[Excerpted data]
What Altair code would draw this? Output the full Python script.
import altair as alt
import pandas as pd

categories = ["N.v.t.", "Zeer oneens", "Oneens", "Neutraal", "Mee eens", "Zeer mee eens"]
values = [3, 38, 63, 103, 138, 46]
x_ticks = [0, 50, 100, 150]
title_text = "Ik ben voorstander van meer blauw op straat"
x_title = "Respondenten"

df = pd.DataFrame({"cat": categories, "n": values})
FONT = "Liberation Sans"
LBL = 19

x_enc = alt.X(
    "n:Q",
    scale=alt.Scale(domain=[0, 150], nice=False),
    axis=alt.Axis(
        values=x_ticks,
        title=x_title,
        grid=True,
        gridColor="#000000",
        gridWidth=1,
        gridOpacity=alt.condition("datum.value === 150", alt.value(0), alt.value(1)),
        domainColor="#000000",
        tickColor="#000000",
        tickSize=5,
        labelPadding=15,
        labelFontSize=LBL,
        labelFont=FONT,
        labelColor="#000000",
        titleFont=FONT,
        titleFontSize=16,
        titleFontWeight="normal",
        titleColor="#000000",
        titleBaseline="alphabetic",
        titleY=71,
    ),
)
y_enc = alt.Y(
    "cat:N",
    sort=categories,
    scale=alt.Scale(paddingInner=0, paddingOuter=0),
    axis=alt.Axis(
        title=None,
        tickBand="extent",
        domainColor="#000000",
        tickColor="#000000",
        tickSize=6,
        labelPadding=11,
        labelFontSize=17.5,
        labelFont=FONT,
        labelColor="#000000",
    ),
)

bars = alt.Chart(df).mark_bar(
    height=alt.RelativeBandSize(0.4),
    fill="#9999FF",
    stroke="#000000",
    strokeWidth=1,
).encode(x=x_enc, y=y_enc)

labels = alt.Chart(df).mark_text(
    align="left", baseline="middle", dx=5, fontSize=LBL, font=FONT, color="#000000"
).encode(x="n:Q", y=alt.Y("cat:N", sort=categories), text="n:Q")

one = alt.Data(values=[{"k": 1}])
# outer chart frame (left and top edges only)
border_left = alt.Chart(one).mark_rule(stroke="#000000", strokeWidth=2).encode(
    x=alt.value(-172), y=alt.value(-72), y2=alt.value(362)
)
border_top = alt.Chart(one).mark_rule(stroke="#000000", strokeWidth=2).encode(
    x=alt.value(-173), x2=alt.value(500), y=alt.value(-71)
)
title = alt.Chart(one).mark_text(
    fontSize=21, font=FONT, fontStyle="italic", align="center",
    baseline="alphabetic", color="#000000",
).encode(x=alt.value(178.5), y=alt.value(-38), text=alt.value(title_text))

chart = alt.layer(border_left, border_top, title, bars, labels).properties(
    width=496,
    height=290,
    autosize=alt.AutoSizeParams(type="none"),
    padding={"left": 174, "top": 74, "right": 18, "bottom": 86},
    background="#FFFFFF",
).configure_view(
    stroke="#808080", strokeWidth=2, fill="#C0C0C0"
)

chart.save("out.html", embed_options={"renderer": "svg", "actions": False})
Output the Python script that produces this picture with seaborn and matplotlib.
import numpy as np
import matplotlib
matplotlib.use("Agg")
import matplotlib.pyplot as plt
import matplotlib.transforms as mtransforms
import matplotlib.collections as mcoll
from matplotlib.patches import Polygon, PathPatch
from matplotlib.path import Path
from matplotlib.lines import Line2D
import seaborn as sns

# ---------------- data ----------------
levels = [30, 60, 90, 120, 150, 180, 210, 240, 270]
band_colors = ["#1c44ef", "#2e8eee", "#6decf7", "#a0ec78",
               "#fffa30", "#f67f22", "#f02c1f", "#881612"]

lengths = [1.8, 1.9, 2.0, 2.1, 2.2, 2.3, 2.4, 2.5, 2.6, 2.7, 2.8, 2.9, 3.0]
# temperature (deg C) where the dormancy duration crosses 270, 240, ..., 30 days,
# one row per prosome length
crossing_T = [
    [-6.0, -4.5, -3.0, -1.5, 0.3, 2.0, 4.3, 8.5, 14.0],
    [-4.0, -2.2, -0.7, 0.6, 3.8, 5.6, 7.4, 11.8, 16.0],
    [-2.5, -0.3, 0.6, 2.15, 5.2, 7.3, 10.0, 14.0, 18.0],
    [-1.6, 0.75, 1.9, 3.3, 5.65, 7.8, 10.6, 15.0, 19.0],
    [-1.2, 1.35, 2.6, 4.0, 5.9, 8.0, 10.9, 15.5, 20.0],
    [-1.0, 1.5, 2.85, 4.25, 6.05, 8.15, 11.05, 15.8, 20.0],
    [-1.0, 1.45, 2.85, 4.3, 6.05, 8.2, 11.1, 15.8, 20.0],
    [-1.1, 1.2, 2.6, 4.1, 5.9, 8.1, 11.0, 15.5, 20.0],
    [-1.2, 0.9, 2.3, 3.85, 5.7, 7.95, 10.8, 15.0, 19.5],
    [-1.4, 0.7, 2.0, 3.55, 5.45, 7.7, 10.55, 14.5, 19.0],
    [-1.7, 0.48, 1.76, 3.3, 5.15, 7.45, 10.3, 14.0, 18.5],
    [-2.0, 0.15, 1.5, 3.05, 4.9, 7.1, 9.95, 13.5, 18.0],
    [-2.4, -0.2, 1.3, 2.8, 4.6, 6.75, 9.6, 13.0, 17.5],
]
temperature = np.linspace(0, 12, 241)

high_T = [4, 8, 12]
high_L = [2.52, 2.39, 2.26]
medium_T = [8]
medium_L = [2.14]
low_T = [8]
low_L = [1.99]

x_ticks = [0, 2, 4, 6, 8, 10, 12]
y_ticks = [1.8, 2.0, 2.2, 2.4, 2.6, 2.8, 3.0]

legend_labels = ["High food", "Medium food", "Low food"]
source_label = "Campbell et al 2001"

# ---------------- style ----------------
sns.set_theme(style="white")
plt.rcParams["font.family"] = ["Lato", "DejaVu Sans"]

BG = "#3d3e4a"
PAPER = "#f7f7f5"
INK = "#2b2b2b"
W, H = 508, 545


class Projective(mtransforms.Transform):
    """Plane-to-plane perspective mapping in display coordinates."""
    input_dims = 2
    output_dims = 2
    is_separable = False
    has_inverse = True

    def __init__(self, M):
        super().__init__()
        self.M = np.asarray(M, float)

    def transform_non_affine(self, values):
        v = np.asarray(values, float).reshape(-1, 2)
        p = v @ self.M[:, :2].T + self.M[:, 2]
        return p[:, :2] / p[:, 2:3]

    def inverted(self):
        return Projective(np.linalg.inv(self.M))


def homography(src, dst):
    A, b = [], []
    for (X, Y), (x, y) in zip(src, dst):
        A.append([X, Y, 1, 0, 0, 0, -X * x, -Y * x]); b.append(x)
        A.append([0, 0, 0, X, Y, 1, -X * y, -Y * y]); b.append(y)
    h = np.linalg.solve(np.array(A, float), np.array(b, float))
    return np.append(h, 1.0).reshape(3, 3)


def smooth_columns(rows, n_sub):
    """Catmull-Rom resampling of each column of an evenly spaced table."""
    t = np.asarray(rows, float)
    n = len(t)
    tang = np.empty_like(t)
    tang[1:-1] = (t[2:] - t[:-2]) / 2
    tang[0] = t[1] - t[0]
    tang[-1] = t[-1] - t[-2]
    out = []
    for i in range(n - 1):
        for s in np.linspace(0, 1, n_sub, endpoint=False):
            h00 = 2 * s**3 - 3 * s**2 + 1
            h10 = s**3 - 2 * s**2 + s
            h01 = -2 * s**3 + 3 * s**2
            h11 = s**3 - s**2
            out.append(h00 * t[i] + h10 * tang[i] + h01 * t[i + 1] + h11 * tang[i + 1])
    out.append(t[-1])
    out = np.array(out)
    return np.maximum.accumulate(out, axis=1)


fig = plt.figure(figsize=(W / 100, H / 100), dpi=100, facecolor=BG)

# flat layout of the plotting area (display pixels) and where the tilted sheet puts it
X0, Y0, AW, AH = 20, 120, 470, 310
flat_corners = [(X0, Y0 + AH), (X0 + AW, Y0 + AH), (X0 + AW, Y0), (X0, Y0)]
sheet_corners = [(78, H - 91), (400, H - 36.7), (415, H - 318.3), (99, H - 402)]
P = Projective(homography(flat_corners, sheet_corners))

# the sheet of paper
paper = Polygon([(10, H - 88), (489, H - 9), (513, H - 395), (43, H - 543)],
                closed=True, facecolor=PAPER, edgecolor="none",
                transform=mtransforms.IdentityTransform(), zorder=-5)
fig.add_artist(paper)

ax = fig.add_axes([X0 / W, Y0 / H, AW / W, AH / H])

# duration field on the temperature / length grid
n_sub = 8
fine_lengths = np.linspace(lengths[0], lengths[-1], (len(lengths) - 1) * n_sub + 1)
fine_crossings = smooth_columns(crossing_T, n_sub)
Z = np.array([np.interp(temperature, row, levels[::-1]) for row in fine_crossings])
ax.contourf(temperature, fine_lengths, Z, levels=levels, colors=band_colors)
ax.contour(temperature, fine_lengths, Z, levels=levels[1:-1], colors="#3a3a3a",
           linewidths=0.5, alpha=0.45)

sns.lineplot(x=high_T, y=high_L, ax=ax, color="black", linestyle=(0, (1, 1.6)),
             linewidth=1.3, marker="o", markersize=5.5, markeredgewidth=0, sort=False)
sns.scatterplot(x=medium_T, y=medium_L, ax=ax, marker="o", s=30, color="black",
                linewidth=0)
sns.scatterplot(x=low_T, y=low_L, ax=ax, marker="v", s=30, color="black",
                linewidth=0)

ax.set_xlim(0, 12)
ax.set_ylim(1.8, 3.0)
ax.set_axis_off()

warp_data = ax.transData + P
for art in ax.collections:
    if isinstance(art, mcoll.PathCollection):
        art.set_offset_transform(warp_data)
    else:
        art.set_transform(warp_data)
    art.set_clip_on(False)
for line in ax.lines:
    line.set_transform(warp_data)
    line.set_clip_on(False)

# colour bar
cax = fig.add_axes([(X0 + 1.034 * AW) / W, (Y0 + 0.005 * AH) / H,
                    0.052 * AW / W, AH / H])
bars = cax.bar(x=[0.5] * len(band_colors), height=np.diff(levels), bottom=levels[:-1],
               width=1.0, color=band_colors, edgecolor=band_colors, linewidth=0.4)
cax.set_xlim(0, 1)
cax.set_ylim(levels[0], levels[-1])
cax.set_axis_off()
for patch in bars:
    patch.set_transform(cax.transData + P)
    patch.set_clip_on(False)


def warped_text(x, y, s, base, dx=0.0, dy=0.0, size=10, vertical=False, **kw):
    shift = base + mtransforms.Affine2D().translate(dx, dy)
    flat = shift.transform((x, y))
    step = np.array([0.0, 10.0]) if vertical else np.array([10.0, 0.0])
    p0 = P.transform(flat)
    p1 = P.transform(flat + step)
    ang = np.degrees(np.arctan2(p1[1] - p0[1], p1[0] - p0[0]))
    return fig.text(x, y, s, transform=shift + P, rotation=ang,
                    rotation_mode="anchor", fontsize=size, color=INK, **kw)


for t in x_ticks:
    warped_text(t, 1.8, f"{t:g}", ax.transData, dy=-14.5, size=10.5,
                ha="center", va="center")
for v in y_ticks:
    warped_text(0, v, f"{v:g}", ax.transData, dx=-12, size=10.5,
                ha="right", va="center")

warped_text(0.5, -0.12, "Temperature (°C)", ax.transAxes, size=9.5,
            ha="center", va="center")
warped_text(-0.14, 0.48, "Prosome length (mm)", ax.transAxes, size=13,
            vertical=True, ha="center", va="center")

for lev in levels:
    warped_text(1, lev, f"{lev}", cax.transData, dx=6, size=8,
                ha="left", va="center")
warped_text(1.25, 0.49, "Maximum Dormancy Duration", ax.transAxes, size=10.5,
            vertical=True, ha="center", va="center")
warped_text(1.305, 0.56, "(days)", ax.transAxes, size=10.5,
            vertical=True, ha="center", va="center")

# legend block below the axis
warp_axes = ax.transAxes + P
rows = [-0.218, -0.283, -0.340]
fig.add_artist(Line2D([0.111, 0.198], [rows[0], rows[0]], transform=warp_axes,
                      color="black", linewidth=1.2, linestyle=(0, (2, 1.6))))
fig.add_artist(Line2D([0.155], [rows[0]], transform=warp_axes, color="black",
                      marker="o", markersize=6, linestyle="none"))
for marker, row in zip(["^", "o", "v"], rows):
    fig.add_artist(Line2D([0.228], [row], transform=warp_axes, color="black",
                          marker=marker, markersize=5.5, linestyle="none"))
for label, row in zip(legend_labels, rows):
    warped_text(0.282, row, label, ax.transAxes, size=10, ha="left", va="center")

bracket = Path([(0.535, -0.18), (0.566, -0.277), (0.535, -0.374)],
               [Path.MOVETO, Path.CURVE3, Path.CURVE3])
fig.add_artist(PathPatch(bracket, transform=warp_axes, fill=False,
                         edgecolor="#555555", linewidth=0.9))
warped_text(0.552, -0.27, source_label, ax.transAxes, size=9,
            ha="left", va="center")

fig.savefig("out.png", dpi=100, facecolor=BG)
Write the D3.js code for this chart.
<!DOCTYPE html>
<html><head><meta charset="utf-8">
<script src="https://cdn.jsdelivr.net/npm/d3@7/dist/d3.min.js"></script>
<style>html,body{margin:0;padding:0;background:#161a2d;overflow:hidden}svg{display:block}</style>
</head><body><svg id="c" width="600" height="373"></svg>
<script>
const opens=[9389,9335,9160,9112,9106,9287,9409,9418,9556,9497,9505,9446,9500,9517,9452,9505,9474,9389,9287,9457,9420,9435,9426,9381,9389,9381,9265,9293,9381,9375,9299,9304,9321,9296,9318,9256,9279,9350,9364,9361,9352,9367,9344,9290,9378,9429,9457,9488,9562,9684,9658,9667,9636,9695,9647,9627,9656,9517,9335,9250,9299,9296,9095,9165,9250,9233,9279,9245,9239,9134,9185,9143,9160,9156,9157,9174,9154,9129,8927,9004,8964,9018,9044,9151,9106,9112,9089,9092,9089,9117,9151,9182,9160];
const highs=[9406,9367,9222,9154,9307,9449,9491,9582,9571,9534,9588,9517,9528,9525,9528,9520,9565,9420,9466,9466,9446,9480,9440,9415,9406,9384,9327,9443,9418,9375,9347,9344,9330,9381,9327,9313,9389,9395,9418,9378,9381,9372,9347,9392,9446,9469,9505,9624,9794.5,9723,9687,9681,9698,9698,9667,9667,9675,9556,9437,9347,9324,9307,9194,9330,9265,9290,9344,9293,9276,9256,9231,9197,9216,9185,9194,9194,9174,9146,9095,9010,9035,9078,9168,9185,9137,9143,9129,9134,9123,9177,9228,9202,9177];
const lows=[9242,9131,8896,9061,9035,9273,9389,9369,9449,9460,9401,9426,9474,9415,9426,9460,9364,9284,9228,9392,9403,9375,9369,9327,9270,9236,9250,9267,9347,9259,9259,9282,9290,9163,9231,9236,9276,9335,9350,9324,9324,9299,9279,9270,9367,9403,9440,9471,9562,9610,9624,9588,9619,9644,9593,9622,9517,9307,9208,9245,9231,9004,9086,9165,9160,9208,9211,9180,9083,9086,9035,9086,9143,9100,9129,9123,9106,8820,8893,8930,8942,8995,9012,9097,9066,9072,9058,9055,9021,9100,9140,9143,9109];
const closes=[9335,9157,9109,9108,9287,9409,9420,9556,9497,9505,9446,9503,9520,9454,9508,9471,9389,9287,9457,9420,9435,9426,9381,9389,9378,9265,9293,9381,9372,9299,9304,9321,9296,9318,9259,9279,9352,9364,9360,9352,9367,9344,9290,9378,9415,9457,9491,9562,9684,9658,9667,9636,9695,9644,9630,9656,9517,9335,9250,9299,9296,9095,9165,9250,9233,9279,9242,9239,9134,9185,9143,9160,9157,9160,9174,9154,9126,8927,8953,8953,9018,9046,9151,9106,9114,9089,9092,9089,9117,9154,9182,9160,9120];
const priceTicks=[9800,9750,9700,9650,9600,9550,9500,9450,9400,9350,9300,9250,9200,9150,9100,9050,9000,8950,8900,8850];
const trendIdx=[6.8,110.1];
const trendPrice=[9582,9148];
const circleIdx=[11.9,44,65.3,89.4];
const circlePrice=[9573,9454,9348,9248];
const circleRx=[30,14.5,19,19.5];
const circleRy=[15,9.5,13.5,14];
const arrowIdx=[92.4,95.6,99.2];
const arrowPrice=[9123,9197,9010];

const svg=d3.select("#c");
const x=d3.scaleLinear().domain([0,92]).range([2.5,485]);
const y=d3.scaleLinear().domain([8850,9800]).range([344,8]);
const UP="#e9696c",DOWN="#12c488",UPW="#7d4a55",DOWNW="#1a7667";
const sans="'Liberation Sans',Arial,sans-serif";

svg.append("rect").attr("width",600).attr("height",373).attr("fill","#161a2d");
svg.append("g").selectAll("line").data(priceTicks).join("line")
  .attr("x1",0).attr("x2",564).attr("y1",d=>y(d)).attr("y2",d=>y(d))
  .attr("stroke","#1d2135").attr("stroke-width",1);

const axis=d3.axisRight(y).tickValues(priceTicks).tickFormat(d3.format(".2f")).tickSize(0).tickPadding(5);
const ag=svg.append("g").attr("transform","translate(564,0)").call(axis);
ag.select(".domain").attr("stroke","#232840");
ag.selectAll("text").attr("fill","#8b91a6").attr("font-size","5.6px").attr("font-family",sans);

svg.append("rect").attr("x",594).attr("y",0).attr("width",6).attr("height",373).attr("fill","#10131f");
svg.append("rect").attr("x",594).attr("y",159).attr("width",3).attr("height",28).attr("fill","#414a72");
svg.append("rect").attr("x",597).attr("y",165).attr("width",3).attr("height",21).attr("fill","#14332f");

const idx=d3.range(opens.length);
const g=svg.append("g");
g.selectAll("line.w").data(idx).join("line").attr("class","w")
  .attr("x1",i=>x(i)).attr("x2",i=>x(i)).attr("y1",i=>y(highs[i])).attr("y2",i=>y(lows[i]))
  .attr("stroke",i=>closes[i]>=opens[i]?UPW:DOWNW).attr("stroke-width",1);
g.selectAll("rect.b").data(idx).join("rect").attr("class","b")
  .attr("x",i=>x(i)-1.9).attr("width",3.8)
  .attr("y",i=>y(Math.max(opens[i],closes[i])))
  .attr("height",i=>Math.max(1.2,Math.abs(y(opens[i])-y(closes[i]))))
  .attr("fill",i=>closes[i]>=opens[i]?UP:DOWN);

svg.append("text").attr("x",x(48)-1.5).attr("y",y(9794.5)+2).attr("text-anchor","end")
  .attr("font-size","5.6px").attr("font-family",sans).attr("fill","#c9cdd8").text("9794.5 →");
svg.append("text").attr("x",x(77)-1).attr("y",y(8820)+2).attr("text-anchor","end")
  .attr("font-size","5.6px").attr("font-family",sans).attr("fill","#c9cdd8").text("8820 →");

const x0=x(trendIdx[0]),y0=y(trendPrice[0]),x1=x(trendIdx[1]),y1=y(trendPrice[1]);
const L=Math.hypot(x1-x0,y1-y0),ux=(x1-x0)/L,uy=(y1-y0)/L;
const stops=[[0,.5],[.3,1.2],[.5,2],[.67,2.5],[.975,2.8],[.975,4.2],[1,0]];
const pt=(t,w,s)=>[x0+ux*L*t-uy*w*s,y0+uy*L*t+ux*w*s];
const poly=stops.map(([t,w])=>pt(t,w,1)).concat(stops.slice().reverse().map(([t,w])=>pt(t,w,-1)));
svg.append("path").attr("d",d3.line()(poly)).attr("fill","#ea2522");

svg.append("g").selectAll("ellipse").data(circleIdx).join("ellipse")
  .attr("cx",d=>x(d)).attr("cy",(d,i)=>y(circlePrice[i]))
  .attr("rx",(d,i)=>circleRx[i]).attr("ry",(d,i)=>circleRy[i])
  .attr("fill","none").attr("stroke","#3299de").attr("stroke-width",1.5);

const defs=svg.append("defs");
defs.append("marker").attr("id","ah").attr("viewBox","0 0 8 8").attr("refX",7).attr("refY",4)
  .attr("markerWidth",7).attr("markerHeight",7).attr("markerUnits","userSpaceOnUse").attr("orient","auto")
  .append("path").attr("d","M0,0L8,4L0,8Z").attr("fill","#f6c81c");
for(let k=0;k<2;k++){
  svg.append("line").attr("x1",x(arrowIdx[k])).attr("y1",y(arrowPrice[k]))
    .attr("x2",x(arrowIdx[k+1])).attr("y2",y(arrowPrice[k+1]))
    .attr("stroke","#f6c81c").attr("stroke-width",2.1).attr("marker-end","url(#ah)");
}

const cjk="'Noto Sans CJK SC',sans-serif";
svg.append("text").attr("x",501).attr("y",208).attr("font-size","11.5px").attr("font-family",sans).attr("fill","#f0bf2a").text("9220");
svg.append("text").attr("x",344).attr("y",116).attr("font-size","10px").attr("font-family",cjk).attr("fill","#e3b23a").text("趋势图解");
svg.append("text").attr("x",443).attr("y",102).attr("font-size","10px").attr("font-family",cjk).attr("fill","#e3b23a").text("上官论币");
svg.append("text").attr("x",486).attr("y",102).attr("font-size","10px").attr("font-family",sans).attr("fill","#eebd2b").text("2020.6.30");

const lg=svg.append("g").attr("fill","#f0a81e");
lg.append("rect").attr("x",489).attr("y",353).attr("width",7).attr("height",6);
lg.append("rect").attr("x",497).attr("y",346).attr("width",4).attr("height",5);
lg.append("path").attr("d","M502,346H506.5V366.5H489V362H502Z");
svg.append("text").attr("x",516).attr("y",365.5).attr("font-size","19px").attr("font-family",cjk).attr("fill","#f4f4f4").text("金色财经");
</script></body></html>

[The task]
Show each line holding the word "Python".

[Answer for this exercise]
What Altair code would draw this? Output the full Python script.
Output the Python script that produces this picture with seaborn and matplotlib.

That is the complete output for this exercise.